Wuxiang Mountain Qiu Hu Station / Mix Architecture
Photographs: Xiaobin Lv
Project Background. The project is in Wuxiang Mountain National Forest Park, Lishui District, Nanjing. The site has lush vegetation and beautiful scenery. One side is a mountain road and towering Metasequoia forest, and one side is a continuous mountain with dense bamboo forests. Due to the need for the development and renewal of the scenic area, it is planned to rebuild the original forestry office space and expand the functions of small-scale sales services, tourist consultation, and rest, making it a node station for park management and tourism. At the same time, the owner put forward requirements at the beginning of the design, hoping to use a courtyard as a prototype for operation.
Under the influence of these former conditions, the combing of internal and external functions, the integration of the courtyard prototype and space, and how to respond to nature have become the main issues for the design.
Design Thinking.
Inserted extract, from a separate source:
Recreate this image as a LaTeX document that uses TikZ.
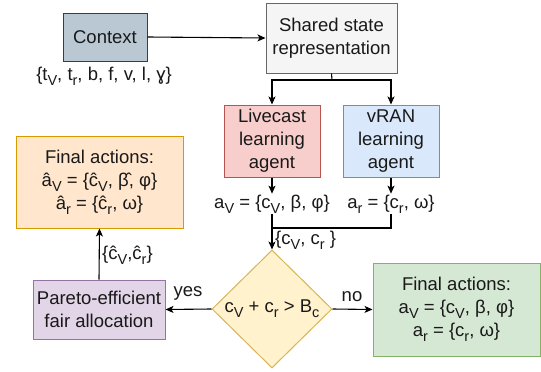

The design begins with the integration of relatively defined spatial layouts and functions. On the basis of the courtyard, we split the function into two L-shaped parts, one part is the office-based internal space, the other part is the tourist service-oriented external space. The two sections are dominated by the two angled L-shaped slope roofs, which interlaced and twisted into eaves in the inner courtyard. Finally, the amount of roof with the intention of stacking the front and back of traditional mountain forests is formed.
Thus, the landscape platforms and staggered folded roofs that gradually raise and hide the walls become the main body of the organizational space, and together with the back mountains, they retreat and misplace each other to fill the shortcomings of the mountain at the site, and show the level of near, in some distance and far, so that the architecture and environment can be better integrated.
Under the treatment of this physical relationship, the facade of the building disappears, and the perception of the building by the visitors along the road has become a landscaped terrace that conforms to the terrain and a layered roof that stretches and floats. “Skylight” is introduced into the design as an element that changes the internal lighting and guides the space trend. In the volume related to the entrance and public areas, flat skylights and trapezoidal openings introduce skylight, which can clearly guide the main space even when the facade is weakened. The lateral skylights are used in functional rooms such as offices and restaurants. They can better meet the lighting requirements and at the same time reduce the impact of direct light on the use of space.
Construction Strategy. Due to the short schedule and uncontrollable construction process, we also set up relevant strategies in the design to reduce its impact. First of all, the building itself uses the most common concrete frame structure as its body and utilizes the huge gap between the roof and the suspended ceiling, so that a large amount of structural height, construction errors, and equipment space are resolved in the gap.
Secondly, in the choice of materials, for the roof and landscape terrace where is the central point of view, we use two stacked materials, blue tiles, and rubble, and make the high-precision glass and window boundary details hide in the shadows they create. This ensures that even when the construction level is limited, the densely accumulated texture of the material can still be presented, interacting with the environment.
Postscript. The completed building extends its space and weakens the sense of volume, and the gap between the eaves and the terrace “limits the field of vision”, allowing visitors to focus their feelings on the natural greenery in the environment rather than the road. In the end, the building stands out as a tourist station with a traditional atmosphere and modern space experience in the mountains and forests, intertwined with nature.